Arlo has also expanded upon his father’s legacy, touring extensively with his father’s close friend Pete Seeger from the late 1960s onward, performing at least a dozen shows a year with the folk music icon for the next 40 years. In 1991, Guthrie purchased the Old Trinity Church, the location in Massachusetts where the events that inspired “Alice’s Restaurant,” took place, and set up the nonprofit Guthrie Center to provide a range of local and international services, including weekly free lunches and support for families living with HIV/AIDS and other life-threatening illnesses.
Like his father, he has been a lifelong political activist, but his political leanings have evolved. He performed at George McGovern campaign events in 1968 and was a longtime left-leaning Democrat. In 2008 (the Obama/McCain election), he publically identified as Republican and now identifies as a Libertarian. In a 2015 Daily Beast interview Guthrie explained, “You have to understand that what changed in the ’60s was not the result of most people doing anything. It wasn’t even a whole lot of people. It was a critical mass. We as messengers of ideas have to remember: You don’t need to convince everybody. You don’t need to convince a lot of people, just enough people. When you have enough people to move the world forward, it will move.”
Arlo Guthrie released about an album a year through 1981 and still performs and records occasionally—children’s albums, live albums and compilations, tributes to his father, and other releases. He is often accompanied by his children, Abe, Annie, Sarah Lee, and Cathy, all of whom are musicians. He has performed at Bethel Woods Center for the Arts several times and has supported the museum’s mission since its early planning.
Guthrie’s longtime friend, producer, and guitarist John Pilla worked alongside him until Pilla’s death from a heart attack in 1988, producing every Guthrie album from 1970’s Washington County to 1986’s Someday. Guthrie admitted that he felt a bit lost in the studio after his friend died.
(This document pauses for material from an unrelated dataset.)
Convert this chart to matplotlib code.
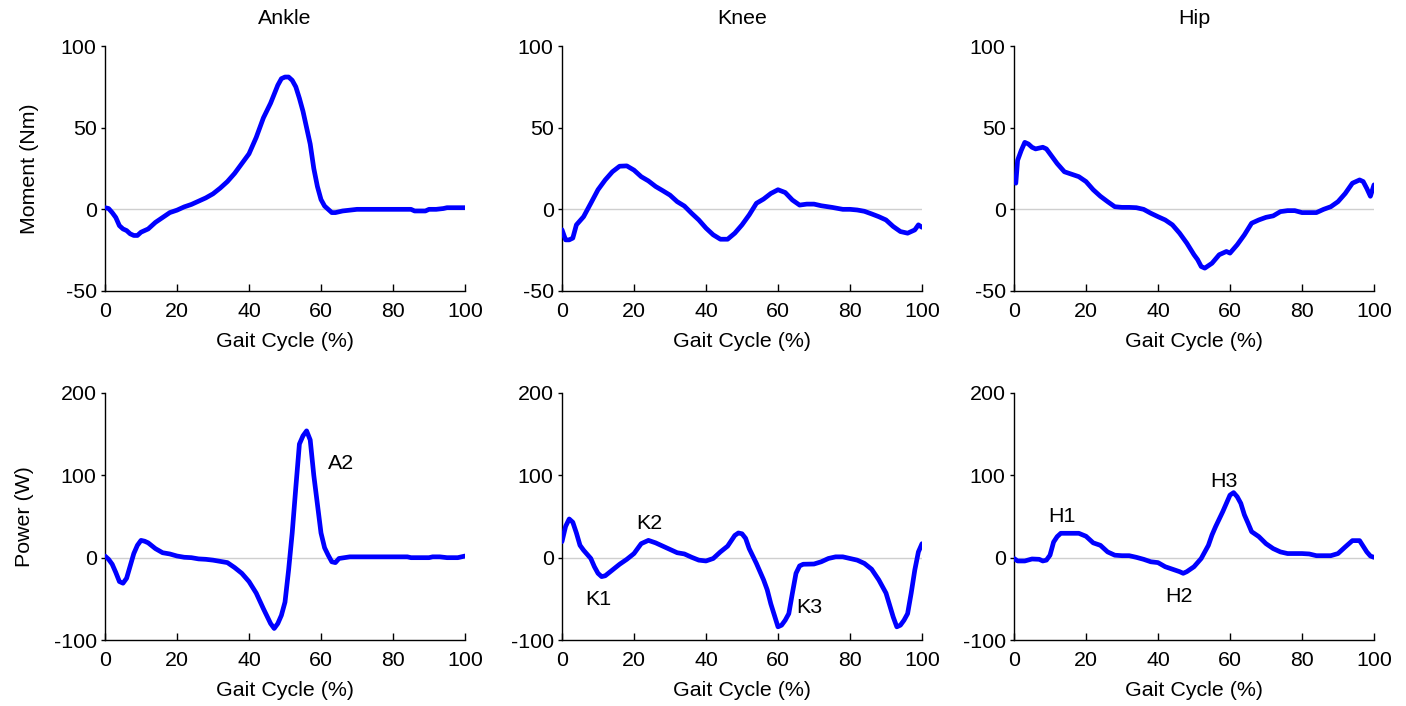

The other musicians who played alongside Arlo Guthrie at Woodstock did not come from the folk tradition as had Arlo and John. Drummer Paul Motian was an established jazz musician, having played drums with the Bill Evans Trio from 1959 to 1964 and Keith Jarrett from 1967 to 1976. He played for a time with jazz great Thelonius Monk and was a hard-working composer and band leader in his own right from the 1970s until his death in 2011. Bassist Bob Arkin has never achieved the fame of his actor brother Alan Arkin, but “has spent his life eking out a living with his bass, playing modest gigs mostly in New York,” according to a 2014 interview in The New York Times. Arkin played the bass with Catskills hotel show bands for 15 years, then played the streets and subways of New York City. He continues to play small New York clubs, stating that “these may not be the greatest gigs, but it took me 40 years to get them, so I might as well hang onto them for now.”